More on Writing to Cope
January 11th, 2007 by Aaron
After writing last week’s post, I decided to keep up with the writing practice and see where it took me. Each night since then I’ve set aside an hour to write on anxiety. As before, I wrote quickly, not allowing myself time to reflect on what I was writing.
It’s been an interesting experience.
I’m no stranger to keeping a journal, be it personal or in blog form, but I don’t think I have often written so much and with such intensity about one topic. I’ve found that a lot of what is drawn out is familiar and expected, dissections of the moments I am most anxious, but no small amount has taken me by surprise. I’ve devoted a good chunk to going over how I got along with my best friend growing up.

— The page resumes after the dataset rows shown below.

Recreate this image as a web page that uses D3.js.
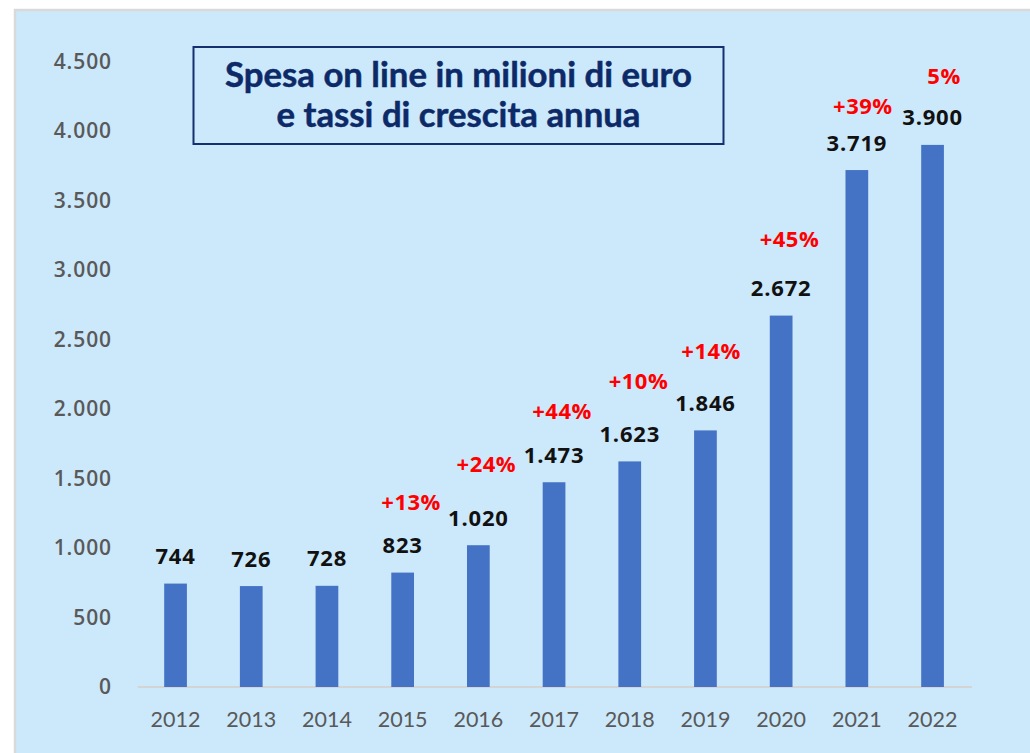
<!DOCTYPE html>
<html>
<head>
<meta charset="utf-8">
<script src="https://cdn.jsdelivr.net/npm/d3@7"></script>
<style>
  html, body { margin: 0; padding: 0; background: #ffffff; }
  svg { display: block; }
</style>
</head>
<body>
<svg id="chart" width="1030" height="753"></svg>
<script>
// Online spending in Italy (millions of euro) and yearly growth rates
const years = ["2012","2013","2014","2015","2016","2017","2018","2019","2020","2021","2022"];
const spending = [744, 726, 728, 823, 1020, 1473, 1623, 1846, 2672, 3719, 3900];
const growthYears = ["2015","2016","2017","2018","2019","2020","2021","2022"];
const growthLabels = ["+13%","+24%","+44%","+10%","+14%","+45%","+39%","5%"];
const yTicks = [0, 500, 1000, 1500, 2000, 2500, 3000, 3500, 4000, 4500];
const titleLines = ["Spesa on line in milioni di euro", "e tassi di crescita annua"];

// Hand placement of the growth callouts: horizontal nudge and lift above the value label (px)
const growthNudge = [8.5, 8, 8, 8.7, 5.7, 8.3, 6, 11.5];
const growthLift = [43, 54, 44, 53, 52, 49, 37, 41];

const it = d3.formatLocale({decimal: ",", thousands: ".", grouping: [3], currency: ["€", ""]});
const fmt = it.format(",d");

const labelFont = "'Open Sans', sans-serif";

const svg = d3.select("#chart");

// Panel
svg.append("rect")
  .attr("x", 15).attr("y", 10)
  .attr("width", 1030).attr("height", 760)
  .attr("fill", "#cce8fb")
  .attr("stroke", "#d9d9d9").attr("stroke-width", 2.5);

const x = d3.scaleBand()
  .domain(years)
  .range([137.7, 970.4])
  .paddingInner(0.7)
  .paddingOuter(0.35);

const y = d3.scaleLinear()
  .domain([0, 4500])
  .range([687, 61.5]);

// Y axis labels
const yAxis = svg.append("g")
  .attr("transform", "translate(112,0)")
  .call(d3.axisLeft(y).tickValues(yTicks).tickFormat(fmt).tickSize(0).tickPadding(0));
yAxis.select(".domain").remove();
yAxis.selectAll("text")
  .attr("font-family", labelFont)
  .attr("font-weight", 600)
  .attr("font-size", 21)
  .attr("letter-spacing", 0.9)
  .attr("fill", "#595959");

// Baseline
svg.append("line")
  .attr("x1", 137.7).attr("x2", 972)
  .attr("y1", y(0)).attr("y2", y(0))
  .attr("stroke", "#d4d4d4").attr("stroke-width", 2);

// X axis labels
const xAxis = svg.append("g")
  .attr("transform", `translate(0,${y(0)})`)
  .call(d3.axisBottom(x).tickSize(0).tickPadding(0));
xAxis.select(".domain").remove();
xAxis.selectAll("text")
  .attr("dy", null)
  .attr("y", 40)
  .attr("font-family", "Lato, sans-serif")
  .attr("font-size", 21.5)
  .attr("fill", "#595959");

// Bars
const rows = years.map((yr, i) => ({year: yr, value: spending[i]}));
svg.append("g").selectAll("rect")
  .data(rows)
  .join("rect")
  .attr("x", d => x(d.year))
  .attr("y", d => y(d.value))
  .attr("width", x.bandwidth())
  .attr("height", d => y(0) - y(d.value))
  .attr("fill", "#4472c4");

// Value labels
const valueBase = d => y(d.value) - 19.5;
svg.append("g").selectAll("text")
  .data(rows)
  .join("text")
  .attr("x", d => x(d.year) + x.bandwidth() / 2)
  .attr("y", valueBase)
  .attr("text-anchor", "middle")
  .attr("font-family", labelFont)
  .attr("font-weight", "bold")
  .attr("font-size", 22)
  .attr("letter-spacing", 0.8)
  .attr("fill", "#111111")
  .text(d => fmt(d.value));

// Growth labels
const growth = growthYears.map((yr, i) => ({
  year: yr,
  label: growthLabels[i],
  value: spending[years.indexOf(yr)],
  nudge: growthNudge[i],
  lift: growthLift[i]
}));
svg.append("g").selectAll("text")
  .data(growth)
  .join("text")
  .attr("x", d => x(d.year) + x.bandwidth() / 2 + d.nudge)
  .attr("y", d => valueBase(d) - d.lift)
  .attr("text-anchor", "middle")
  .attr("font-family", labelFont)
  .attr("font-weight", "bold")
  .attr("font-size", 22)
  .attr("letter-spacing", 0.5)
  .attr("fill", "#ff0000")
  .text(d => d.label);

// Title box
const box = {x: 193.5, y: 47, w: 530, h: 97};
svg.append("rect")
  .attr("x", box.x).attr("y", box.y)
  .attr("width", box.w).attr("height", box.h)
  .attr("fill", "none")
  .attr("stroke", "#14306e").attr("stroke-width", 2);

const title = svg.append("g").selectAll("text")
  .data(titleLines)
  .join("text")
  .attr("x", box.x + box.w / 2)
  .attr("y", (d, i) => 87 + i * 40)
  .attr("text-anchor", "middle")
  .attr("font-family", "Lato, sans-serif")
  .attr("font-weight", "bold")
  .attr("font-size", 30)
  .attr("fill", "#0d2a68")
  .attr("stroke", "#0d2a68")
  .attr("stroke-width", 0.5)
  .text(d => d);

// Scale the title so the first line spans its intended width
const first = title.nodes()[0].getComputedTextLength();
title.attr("font-size", 30 * 467 / first);
</script>
</body>
</html>
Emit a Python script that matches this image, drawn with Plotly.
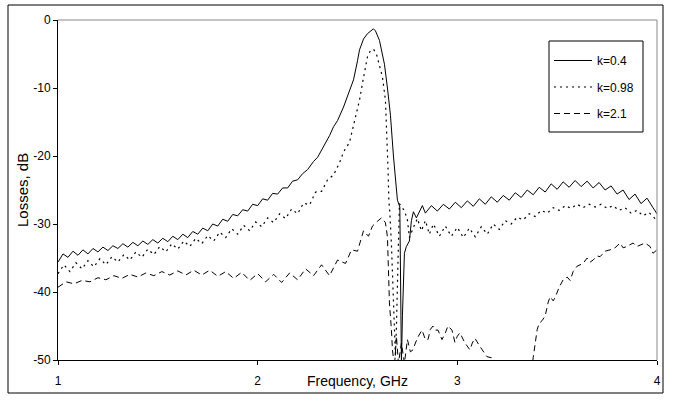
import plotly.graph_objects as go

# ---------------- data ----------------
# k = 0.4 (solid)
f_k04 = [1.000, 1.025, 1.050, 1.075, 1.100, 1.125, 1.150, 1.175, 1.200, 1.225,
         1.250, 1.275, 1.300, 1.325, 1.350, 1.375, 1.400, 1.425, 1.450, 1.475,
         1.500, 1.525, 1.550, 1.575, 1.600, 1.625, 1.650, 1.675, 1.700, 1.725,
         1.750, 1.775, 1.800, 1.825, 1.850, 1.875, 1.900, 1.925, 1.950, 1.975,
         2.000, 2.025, 2.050, 2.075, 2.100, 2.125, 2.150, 2.175, 2.200, 2.225,
         2.250, 2.280, 2.300, 2.330, 2.360, 2.380, 2.400, 2.430, 2.460, 2.480,
         2.500, 2.510, 2.530, 2.550, 2.580, 2.590, 2.610, 2.635, 2.650, 2.665,
         2.680, 2.690, 2.700, 2.712, 2.720, 2.725, 2.735, 2.745, 2.760, 2.770,
         2.780, 2.795, 2.810, 2.825,
         2.84, 2.87, 2.90, 2.93, 2.96, 2.99, 3.02, 3.05, 3.08, 3.11,
         3.14, 3.17, 3.20, 3.23, 3.26, 3.29, 3.32, 3.35, 3.38, 3.41,
         3.44, 3.47, 3.50, 3.53, 3.56, 3.59, 3.62, 3.65, 3.68, 3.71,
         3.74, 3.77, 3.80, 3.83, 3.86, 3.89, 3.92, 3.95, 3.98, 4.00]
loss_k04 = [-35.6, -34.4, -34.9, -34.0, -34.6, -33.8, -34.4, -33.6, -34.1, -33.4,
            -33.9, -33.2, -33.6, -32.9, -33.4, -32.7, -33.2, -32.5, -33.0, -32.3,
            -32.8, -32.1, -32.6, -31.8, -32.3, -31.5, -32.0, -31.1, -31.5, -30.6,
            -31.0, -30.0, -30.3, -29.3, -29.6, -28.6, -28.8, -27.9, -28.1, -27.1,
            -27.3, -26.3, -26.5, -25.5, -25.6, -24.7, -24.7, -23.7, -23.5, -22.6,
            -22.0, -20.8, -20.2, -18.7, -17.0, -15.7, -14.8, -12.8, -10.5, -8.8,
            -6.0, -4.4, -2.8, -2.0, -1.3, -1.6, -3.0, -6.5, -10.0, -14.0,
            -20.0, -23.5, -26.5, -27.5, -50.5, -43.5, -34.3, -33.3, -32.5, -29.5,
            -28.2, -29.1, -28.3, -27.3,
            -28.4, -27.3, -28.1, -27.1, -27.8, -26.8, -27.6, -26.6, -27.4, -26.3,
            -27.1, -26.0, -26.8, -25.8, -26.5, -25.4, -26.1, -25.0, -25.7, -24.6,
            -25.3, -24.1, -24.9, -23.8, -24.6, -23.6, -24.5, -23.7, -24.7, -23.9,
            -25.0, -24.4, -25.6, -25.0, -26.4, -25.6, -27.0, -26.2, -27.6, -28.5]

# k = 0.98 (dotted)
f_k098 = [1.00, 1.03, 1.06, 1.09, 1.12, 1.15, 1.18, 1.21, 1.24, 1.27,
          1.30, 1.33, 1.36, 1.39, 1.42, 1.45, 1.48, 1.51, 1.54, 1.57,
          1.60, 1.63, 1.66, 1.69, 1.72, 1.75, 1.78, 1.81, 1.84, 1.87,
          1.90, 1.93, 1.96, 1.99, 2.02, 2.05, 2.08, 2.11, 2.14, 2.17,
          2.20, 2.23, 2.26, 2.29, 2.32, 2.35, 2.38, 2.41, 2.43, 2.46,
          2.48, 2.49, 2.51, 2.525, 2.54, 2.55, 2.565, 2.58, 2.595, 2.605,
          2.625, 2.64, 2.648, 2.653, 2.657, 2.662, 2.67, 2.68, 2.69, 2.695,
          2.70, 2.71, 2.72, 2.735, 2.75, 2.76, 2.78, 2.80, 2.82, 2.84,
          2.86, 2.88, 2.91, 2.94, 2.97, 3.00, 3.03, 3.06, 3.09, 3.12,
          3.15, 3.18, 3.21, 3.24, 3.27, 3.30, 3.33, 3.36, 3.39, 3.42,
          3.45, 3.48, 3.51, 3.54, 3.57, 3.60, 3.63, 3.66, 3.69, 3.72,
          3.75, 3.78, 3.81, 3.84, 3.87, 3.90, 3.93, 3.96, 3.99, 4.00]
loss_k098 = [-37.3, -36.0, -37.0, -35.7, -36.6, -35.4, -36.3, -35.1, -36.0, -34.8,
             -35.6, -34.5, -35.3, -34.1, -34.9, -33.7, -34.5, -33.3, -34.1, -32.9,
             -33.7, -32.5, -33.3, -32.1, -32.9, -31.7, -32.5, -31.2, -32.0, -30.7,
             -31.5, -30.2, -31.0, -29.7, -30.4, -29.1, -29.8, -28.5, -29.2, -27.8,
             -28.5, -26.9, -27.2, -25.3, -25.2, -23.5, -22.8, -21.0, -19.4, -18.0,
             -15.5, -14.2, -11.8, -9.3, -7.0, -5.4, -4.5, -4.3, -5.0, -6.2,
             -8.4, -11.8, -17.0, -22.0, -26.5, -28.4, -33.0, -40.0, -49.5, -45.0,
             -38.0, -27.0, -27.5, -28.0, -29.4, -32.0, -30.5, -29.2, -31.0, -29.5,
             -31.5, -30.0, -31.8, -30.3, -31.8, -30.5, -32.0, -30.6, -31.9, -30.4,
             -31.5, -30.0, -30.8, -29.5, -30.0, -29.0, -29.4, -28.5, -28.9, -28.0,
             -28.4, -27.6, -28.0, -27.3, -27.7, -27.1, -27.6, -27.1, -27.5, -27.1,
             -27.7, -27.3, -28.0, -27.6, -28.4, -28.0, -28.8, -28.3, -29.2, -29.0]

# k = 2.1 (dashed)
f_k21 = [1.00, 1.04, 1.08, 1.12, 1.16, 1.20, 1.24, 1.28, 1.32, 1.36,
         1.40, 1.44, 1.48, 1.52, 1.56, 1.60, 1.64, 1.68, 1.72, 1.76,
         1.80, 1.84, 1.88, 1.92, 1.96, 2.00, 2.04, 2.08, 2.12, 2.16,
         2.20, 2.24, 2.28, 2.32, 2.36, 2.40, 2.44, 2.47, 2.50, 2.53,
         2.555, 2.575, 2.60, 2.62, 2.64, 2.65, 2.655, 2.66, 2.67, 2.675,
         2.685, 2.695, 2.705, 2.72, 2.735, 2.75, 2.765, 2.778, 2.79, 2.803,
         2.823, 2.84, 2.853, 2.865, 2.878, 2.89, 2.903, 2.923, 2.94, 2.953,
         2.973, 2.988, 3.00, 3.013, 3.038, 3.063, 3.075, 3.088, 3.113, 3.148,
         3.174, 3.20, 3.30, 3.375, 3.38, 3.39, 3.40, 3.41, 3.425, 3.44,
         3.455, 3.465, 3.48, 3.49, 3.51, 3.53, 3.55, 3.565, 3.58, 3.60,
         3.63, 3.65, 3.665, 3.68, 3.70, 3.715, 3.74, 3.765, 3.79, 3.815,
         3.83, 3.85, 3.88, 3.90, 3.915, 3.94, 3.965, 3.98, 4.00]
loss_k21 = [-39.3, -38.5, -38.8, -38.3, -38.5, -37.9, -38.2, -37.6, -38.0, -37.4,
            -37.8, -37.2, -37.6, -37.0, -37.5, -36.9, -37.5, -36.8, -37.5, -36.8,
            -37.7, -37.0, -38.0, -37.1, -38.3, -37.3, -38.5, -37.4, -38.6, -37.2,
            -38.2, -36.6, -37.6, -36.0, -37.6, -35.3, -35.8, -33.8, -34.0, -31.0,
            -31.8, -30.3, -29.6, -29.1, -29.8, -31.9, -36.8, -41.6, -45.6, -48.5,
            -51.0, -46.5, -50.5, -47.5, -50.5, -47.0, -48.8, -48.5, -47.5, -46.6,
            -45.6, -47.0, -47.0, -45.5, -45.0, -45.6, -45.6, -47.0, -46.0, -45.0,
            -45.6, -47.4, -46.5, -46.0, -47.5, -48.5, -47.5, -46.8, -48.0, -49.5,
            -49.7, -51.0, -52.0, -51.0, -49.6, -47.3, -45.5, -44.6, -44.2, -43.5,
            -41.5, -40.7, -41.3, -40.8, -39.3, -38.2, -37.8, -38.3, -37.0, -36.2,
            -35.8, -35.0, -35.6, -35.3, -34.7, -34.8, -34.0, -33.8, -33.5, -32.8,
            -33.5, -33.3, -32.8, -33.3, -33.1, -32.8, -33.3, -34.3, -33.8]

x_ticks = [1, 2, 3, 4]
y_ticks = [0, -10, -20, -30, -40, -50]

# ---------------- figure ----------------
fig = go.Figure()
fig.add_trace(go.Scatter(x=f_k04, y=loss_k04, mode="lines", name="k=0.4",
                         legendgroup="a", line=dict(color="black", width=1)))
fig.add_trace(go.Scatter(x=f_k098, y=loss_k098, mode="lines", name="k=0.98",
                         legendgroup="b", line=dict(color="black", width=1.2, dash="2px,4px")))
fig.add_trace(go.Scatter(x=f_k21, y=loss_k21, mode="lines", name="k=2.1",
                         legendgroup="c", line=dict(color="black", width=1, dash="6px,4px")))

font_family = "Liberation Sans, Arial, sans-serif"

fig.update_layout(
    width=673, height=401,
    margin=dict(l=58, r=16, t=20, b=41),
    paper_bgcolor="white", plot_bgcolor="white",
    font=dict(family=font_family, size=12, color="black"),
    xaxis=dict(range=[1, 4], tickvals=x_ticks, ticktext=[str(v) for v in x_ticks],
               showgrid=False, zeroline=False, showline=True, linecolor="black",
               linewidth=1, ticks="outside", ticklen=4, tickcolor="black",
               ticklabelstandoff=6),
    yaxis=dict(range=[-50, 0], tickvals=y_ticks, ticktext=[str(v) for v in y_ticks],
               showgrid=False, zeroline=False, showline=True, linecolor="black",
               linewidth=1, ticks="outside", ticklen=4, tickcolor="black"),
    legend=dict(x=(549 - 58) / 599, y=(360 - 46) / 340, xanchor="left", yanchor="top",
                borderwidth=0, bgcolor="rgba(0,0,0,0)",
                font=dict(family=font_family, size=12, color="black"),
                itemwidth=38, tracegroupgap=7.5, traceorder="grouped"),
    showlegend=True,
)

# plot-area border (grey top/right), legend box, outer chart border
fig.add_shape(type="line", xref="paper", yref="paper", x0=0, x1=1, y0=1, y1=1,
              line=dict(color="#888888", width=1))
fig.add_shape(type="line", xref="paper", yref="paper", x0=1, x1=1, y0=0, y1=1,
              line=dict(color="#888888", width=1))
fig.add_shape(type="rect", xref="paper", yref="paper",
              x0=(549 - 58) / 599, x1=(643 - 58) / 599,
              y0=(360 - 132) / 340, y1=(360 - 41) / 340,
              line=dict(color="black", width=1), fillcolor="white", layer="above")
fig.add_shape(type="rect", xref="paper", yref="paper",
              x0=(8 - 58) / 599, x1=(663 - 58) / 599,
              y0=(360 - 393) / 340, y1=(360 - 5) / 340,
              line=dict(color="black", width=1))

fig.add_annotation(text="Frequency, GHz", xref="paper", yref="paper",
                   x=0.5, y=(360 - 381) / 340, showarrow=False,
                   font=dict(family=font_family, size=14, color="black"),
                   xanchor="center", yanchor="middle")
fig.add_annotation(text="Losses, dB", xref="paper", yref="paper",
                   x=(22 - 58) / 599, y=0.5, showarrow=False, textangle=-90,
                   font=dict(family=font_family, size=15, color="black"),
                   xanchor="center", yanchor="middle")

fig.write_html("out.html")
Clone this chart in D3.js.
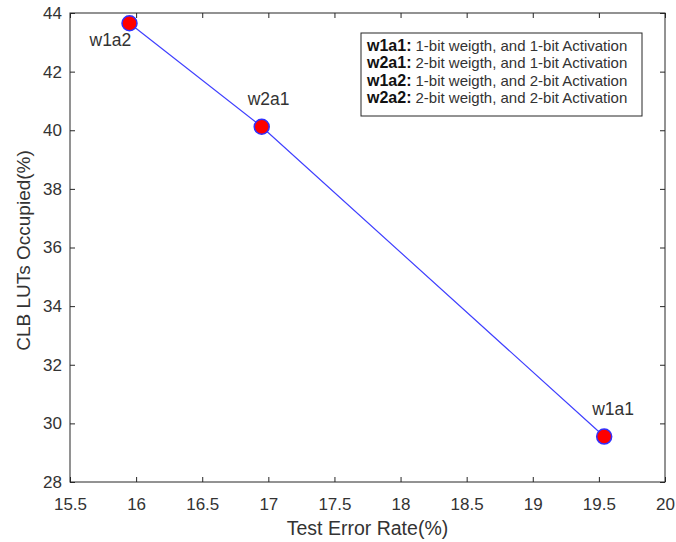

It seems from my experience that anxious people tend to self-censor, always conscious of what might be thought of them. What is suprising is to find just deeply ingrained this is. Even while writing angry rants in a computer file that is password protected and never going to be seen by anyone but me, I find myself getting nervous and wanting to hold back if I hit territory that might make me sound bad. I can’t shake the fear of how embarrassing it would be to be found out as mean, selfish or attention craving.
It builds up like acclimation. I get better at plowing through, start to flow for awhile, then hit a weird moment and have to redouble the effort. And it is all strangely obscenity laced.
Every night, after writing, I feel good, relieved and relaxed. Perhaps anxious thoughts and feelings need somewhere to go. It’s not as if you can unthink or unfeel them.
I don’t know if this writing is going to be long range helpful, but it is certainly beneficial in the short term.